→ **Data block**:

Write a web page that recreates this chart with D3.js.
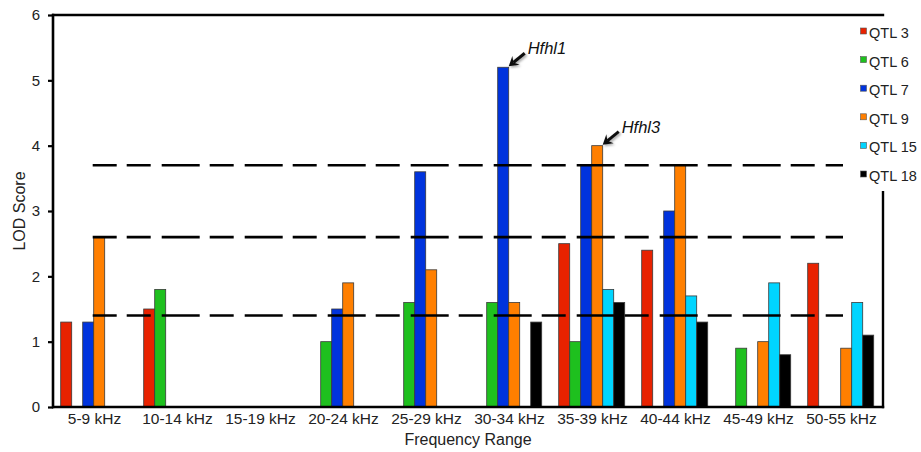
<!DOCTYPE html>
<html><head><meta charset="utf-8">
<script src="https://cdn.jsdelivr.net/npm/d3@7/dist/d3.min.js"></script>
<style>body{margin:0;background:#fff}svg{display:block;font-family:"Liberation Sans",Arial,Helvetica,sans-serif}</style>
</head><body><svg id="c" width="921" height="452"></svg>
<script>
const categories = ["5-9 kHz","10-14 kHz","15-19 kHz","20-24 kHz","25-29 kHz","30-34 kHz","35-39 kHz","40-44 kHz","45-49 kHz","50-55 kHz"];
const seriesNames = ["QTL 3","QTL 6","QTL 7","QTL 9","QTL 15","QTL 18"];
const seriesColors = ["#e82200","#1ec01e","#0033dd","#ff7f00","#00d5ff","#000000"];
const qtl3  = [1.3, 1.5, null, null, null, null, 2.5, 2.4, null, 2.2];
const qtl6  = [null, 1.8, null, 1.0, 1.6, 1.6, 1.0, null, 0.9, null];
const qtl7  = [1.3, null, null, 1.5, 3.6, 5.2, 3.7, 3.0, null, null];
const qtl9  = [2.6, null, null, 1.9, 2.1, 1.6, 4.0, 3.7, 1.0, 0.9];
const qtl15 = [null, null, null, null, null, null, 1.8, 1.7, 1.9, 1.6];
const qtl18 = [null, null, null, null, null, 1.3, 1.6, 1.3, 0.8, 1.1];
const seriesValues = [qtl3, qtl6, qtl7, qtl9, qtl15, qtl18];
const thresholds = [3.7, 2.6, 1.4];
const yTicks = [0,1,2,3,4,5,6];
const annotations = [{label:"Hfhl1", cat:"30-34 kHz", series:"QTL 7", value:5.2},
                     {label:"Hfhl3", cat:"35-39 kHz", series:"QTL 9", value:4.0}];

const svg = d3.select("#c");
const L = 53, R = 883, T = 15, B = 407;
const x = d3.scaleBand().domain(categories).range([L, R]).paddingInner(0).paddingOuter(0);
const xs = d3.scaleBand().domain(seriesNames).range([7.7, 7.7 + 66]).paddingInner(0).paddingOuter(0);
const y = d3.scaleLinear().domain([0, 6]).range([B, T]);

// bars
seriesValues.forEach((vals, si) => {
  svg.append("g").selectAll("rect")
    .data(vals.map((v, i) => ({v, c: categories[i]})).filter(d => d.v != null))
    .join("rect")
    .attr("x", d => x(d.c) + xs(seriesNames[si]))
    .attr("width", xs.bandwidth())
    .attr("y", d => y(d.v))
    .attr("height", d => y(0) - y(d.v))
    .attr("fill", seriesColors[si])
    .attr("stroke", "#3a3a3a")
    .attr("stroke-width", 0.8);
});

// dashed threshold lines
svg.append("g").selectAll("line").data(thresholds).join("line")
  .attr("x1", 92.7).attr("x2", 843)
  .attr("y1", d => y(d)).attr("y2", d => y(d))
  .attr("stroke", "#000").attr("stroke-width", 2.6)
  .attr("stroke-dasharray", "38,10,24,11")
  .attr("stroke-dashoffset", 14);

// y axis
const yAxis = svg.append("g").attr("transform", `translate(${L},0)`)
  .call(d3.axisLeft(y).tickValues(yTicks).tickSize(5).tickPadding(8).tickFormat(d3.format("d")));
yAxis.select(".domain").remove();
yAxis.selectAll(".tick line").attr("stroke-width", 2.2);
yAxis.selectAll(".tick text").attr("font-size", 15).attr("fill", "#222").attr("font-family", "Liberation Sans, Arial, sans-serif");

// x axis labels
const xAxis = svg.append("g").attr("transform", `translate(0,${B})`)
  .call(d3.axisBottom(x).tickSize(0).tickPadding(6));
xAxis.select(".domain").remove();
xAxis.selectAll(".tick text").attr("font-size", 15.5).attr("fill", "#222").attr("font-family", "Liberation Sans, Arial, sans-serif");

// frame
svg.append("line").attr("x1", L).attr("x2", L).attr("y1", T - 1.2).attr("y2", B + 1.2).attr("stroke", "#000").attr("stroke-width", 2.6);
svg.append("line").attr("x1", L - 1).attr("x2", R + 1.2).attr("y1", B).attr("y2", B).attr("stroke", "#000").attr("stroke-width", 2.6);
svg.append("line").attr("x1", L - 1).attr("x2", R + 1.2).attr("y1", T).attr("y2", T).attr("stroke", "#000").attr("stroke-width", 2.6);
svg.append("line").attr("x1", R).attr("x2", R).attr("y1", 191).attr("y2", B + 1.2).attr("stroke", "#000").attr("stroke-width", 2.4);

// axis titles
svg.append("text").attr("x", (L + R) / 2).attr("y", 445).attr("text-anchor", "middle")
  .attr("font-size", 16).attr("fill", "#222").text("Frequency Range");
svg.append("text").attr("transform", `translate(25,${(T + B) / 2}) rotate(-90)`).attr("text-anchor", "middle")
  .attr("font-size", 16).attr("fill", "#222").text("LOD Score");

// legend
const lg = svg.append("g");
seriesNames.forEach((n, i) => {
  const yy = 33 + i * 28.6;
  lg.append("rect").attr("x", 860.5).attr("y", yy - 5).attr("width", 6).attr("height", 6)
    .attr("fill", seriesColors[i]).attr("stroke", "#555").attr("stroke-width", 0.6);
  lg.append("text").attr("x", 869).attr("y", yy + 5).attr("font-size", 14.5).attr("fill", "#222").text(n);
});

// annotations
const defs = svg.append("defs");
const f = defs.append("filter").attr("id", "sh").attr("x", "-50%").attr("y", "-50%").attr("width", "200%").attr("height", "200%");
f.append("feDropShadow").attr("dx", 1.5).attr("dy", 1.5).attr("stdDeviation", 1.2).attr("flood-color", "#000").attr("flood-opacity", 0.35);
annotations.forEach(a => {
  const bx = x(a.cat) + xs(a.series) + xs.bandwidth();
  const by = y(a.value);
  const tipX = bx, tipY = by - 1;
  const tailX = tipX + 16, tailY = tipY - 13;
  const g = svg.append("g").attr("filter", "url(#sh)");
  const ang = Math.atan2(tipY - tailY, tipX - tailX);
  const hl = 11, hw = 0.55;
  g.append("line").attr("x1", tailX).attr("y1", tailY)
    .attr("x2", tipX - Math.cos(ang) * 6).attr("y2", tipY - Math.sin(ang) * 6)
    .attr("stroke", "#111").attr("stroke-width", 3);
  g.append("path").attr("d", d3.line()([
      [tipX, tipY],
      [tipX - hl * Math.cos(ang - hw), tipY - hl * Math.sin(ang - hw)],
      [tipX - hl * 0.55 * Math.cos(ang), tipY - hl * 0.55 * Math.sin(ang)],
      [tipX - hl * Math.cos(ang + hw), tipY - hl * Math.sin(ang + hw)]
    ]) + "Z").attr("fill", "#111");
  svg.append("text").attr("x", tailX + 3).attr("y", tailY + 1).attr("font-size", 16.5)
    .attr("font-style", "italic").attr("fill", "#111").text(a.label);
});
</script></body></html>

→ **Written task**: Reproduce the material in full, word for word, and omit the pictures.

→ **Expected answer**:
Write a web page that recreates this chart with D3.js.
<!DOCTYPE html>
<html><head><meta charset="utf-8">
<script src="https://cdn.jsdelivr.net/npm/d3@7/dist/d3.min.js"></script>
<style>body{margin:0;background:#fff}svg{display:block;font-family:"Liberation Sans",Arial,Helvetica,sans-serif}</style>
</head><body><svg id="c" width="921" height="452"></svg>
<script>
const categories = ["5-9 kHz","10-14 kHz","15-19 kHz","20-24 kHz","25-29 kHz","30-34 kHz","35-39 kHz","40-44 kHz","45-49 kHz","50-55 kHz"];
const seriesNames = ["QTL 3","QTL 6","QTL 7","QTL 9","QTL 15","QTL 18"];
const seriesColors = ["#e82200","#1ec01e","#0033dd","#ff7f00","#00d5ff","#000000"];
const qtl3  = [1.3, 1.5, null, null, null, null, 2.5, 2.4, null, 2.2];
const qtl6  = [null, 1.8, null, 1.0, 1.6, 1.6, 1.0, null, 0.9, null];
const qtl7  = [1.3, null, null, 1.5, 3.6, 5.2, 3.7, 3.0, null, null];
const qtl9  = [2.6, null, null, 1.9, 2.1, 1.6, 4.0, 3.7, 1.0, 0.9];
const qtl15 = [null, null, null, null, null, null, 1.8, 1.7, 1.9, 1.6];
const qtl18 = [null, null, null, null, null, 1.3, 1.6, 1.3, 0.8, 1.1];
const seriesValues = [qtl3, qtl6, qtl7, qtl9, qtl15, qtl18];
const thresholds = [3.7, 2.6, 1.4];
const yTicks = [0,1,2,3,4,5,6];
const annotations = [{label:"Hfhl1", cat:"30-34 kHz", series:"QTL 7", value:5.2},
                     {label:"Hfhl3", cat:"35-39 kHz", series:"QTL 9", value:4.0}];

const svg = d3.select("#c");
const L = 53, R = 883, T = 15, B = 407;
const x = d3.scaleBand().domain(categories).range([L, R]).paddingInner(0).paddingOuter(0);
const xs = d3.scaleBand().domain(seriesNames).range([7.7, 7.7 + 66]).paddingInner(0).paddingOuter(0);
const y = d3.scaleLinear().domain([0, 6]).range([B, T]);

// bars
seriesValues.forEach((vals, si) => {
  svg.append("g").selectAll("rect")
    .data(vals.map((v, i) => ({v, c: categories[i]})).filter(d => d.v != null))
    .join("rect")
    .attr("x", d => x(d.c) + xs(seriesNames[si]))
    .attr("width", xs.bandwidth())
    .attr("y", d => y(d.v))
    .attr("height", d => y(0) - y(d.v))
    .attr("fill", seriesColors[si])
    .attr("stroke", "#3a3a3a")
    .attr("stroke-width", 0.8);
});

// dashed threshold lines
svg.append("g").selectAll("line").data(thresholds).join("line")
  .attr("x1", 92.7).attr("x2", 843)
  .attr("y1", d => y(d)).attr("y2", d => y(d))
  .attr("stroke", "#000").attr("stroke-width", 2.6)
  .attr("stroke-dasharray", "38,10,24,11")
  .attr("stroke-dashoffset", 14);

// y axis
const yAxis = svg.append("g").attr("transform", `translate(${L},0)`)
  .call(d3.axisLeft(y).tickValues(yTicks).tickSize(5).tickPadding(8).tickFormat(d3.format("d")));
yAxis.select(".domain").remove();
yAxis.selectAll(".tick line").attr("stroke-width", 2.2);
yAxis.selectAll(".tick text").attr("font-size", 15).attr("fill", "#222").attr("font-family", "Liberation Sans, Arial, sans-serif");

// x axis labels
const xAxis = svg.append("g").attr("transform", `translate(0,${B})`)
  .call(d3.axisBottom(x).tickSize(0).tickPadding(6));
xAxis.select(".domain").remove();
xAxis.selectAll(".tick text").attr("font-size", 15.5).attr("fill", "#222").attr("font-family", "Liberation Sans, Arial, sans-serif");

// frame
svg.append("line").attr("x1", L).attr("x2", L).attr("y1", T - 1.2).attr("y2", B + 1.2).attr("stroke", "#000").attr("stroke-width", 2.6);
svg.append("line").attr("x1", L - 1).attr("x2", R + 1.2).attr("y1", B).attr("y2", B).attr("stroke", "#000").attr("stroke-width", 2.6);
svg.append("line").attr("x1", L - 1).attr("x2", R + 1.2).attr("y1", T).attr("y2", T).attr("stroke", "#000").attr("stroke-width", 2.6);
svg.append("line").attr("x1", R).attr("x2", R).attr("y1", 191).attr("y2", B + 1.2).attr("stroke", "#000").attr("stroke-width", 2.4);

// axis titles
svg.append("text").attr("x", (L + R) / 2).attr("y", 445).attr("text-anchor", "middle")
  .attr("font-size", 16).attr("fill", "#222").text("Frequency Range");
svg.append("text").attr("transform", `translate(25,${(T + B) / 2}) rotate(-90)`).attr("text-anchor", "middle")
  .attr("font-size", 16).attr("fill", "#222").text("LOD Score");

// legend
const lg = svg.append("g");
seriesNames.forEach((n, i) => {
  const yy = 33 + i * 28.6;
  lg.append("rect").attr("x", 860.5).attr("y", yy - 5).attr("width", 6).attr("height", 6)
    .attr("fill", seriesColors[i]).attr("stroke", "#555").attr("stroke-width", 0.6);
  lg.append("text").attr("x", 869).attr("y", yy + 5).attr("font-size", 14.5).attr("fill", "#222").text(n);
});

// annotations
const defs = svg.append("defs");
const f = defs.append("filter").attr("id", "sh").attr("x", "-50%").attr("y", "-50%").attr("width", "200%").attr("height", "200%");
f.append("feDropShadow").attr("dx", 1.5).attr("dy", 1.5).attr("stdDeviation", 1.2).attr("flood-color", "#000").attr("flood-opacity", 0.35);
annotations.forEach(a => {
  const bx = x(a.cat) + xs(a.series) + xs.bandwidth();
  const by = y(a.value);
  const tipX = bx, tipY = by - 1;
  const tailX = tipX + 16, tailY = tipY - 13;
  const g = svg.append("g").attr("filter", "url(#sh)");
  const ang = Math.atan2(tipY - tailY, tipX - tailX);
  const hl = 11, hw = 0.55;
  g.append("line").attr("x1", tailX).attr("y1", tailY)
    .attr("x2", tipX - Math.cos(ang) * 6).attr("y2", tipY - Math.sin(ang) * 6)
    .attr("stroke", "#111").attr("stroke-width", 3);
  g.append("path").attr("d", d3.line()([
      [tipX, tipY],
      [tipX - hl * Math.cos(ang - hw), tipY - hl * Math.sin(ang - hw)],
      [tipX - hl * 0.55 * Math.cos(ang), tipY - hl * 0.55 * Math.sin(ang)],
      [tipX - hl * Math.cos(ang + hw), tipY - hl * Math.sin(ang + hw)]
    ]) + "Z").attr("fill", "#111");
  svg.append("text").attr("x", tailX + 3).attr("y", tailY + 1).attr("font-size", 16.5)
    .attr("font-style", "italic").attr("fill", "#111").text(a.label);
});
</script></body></html>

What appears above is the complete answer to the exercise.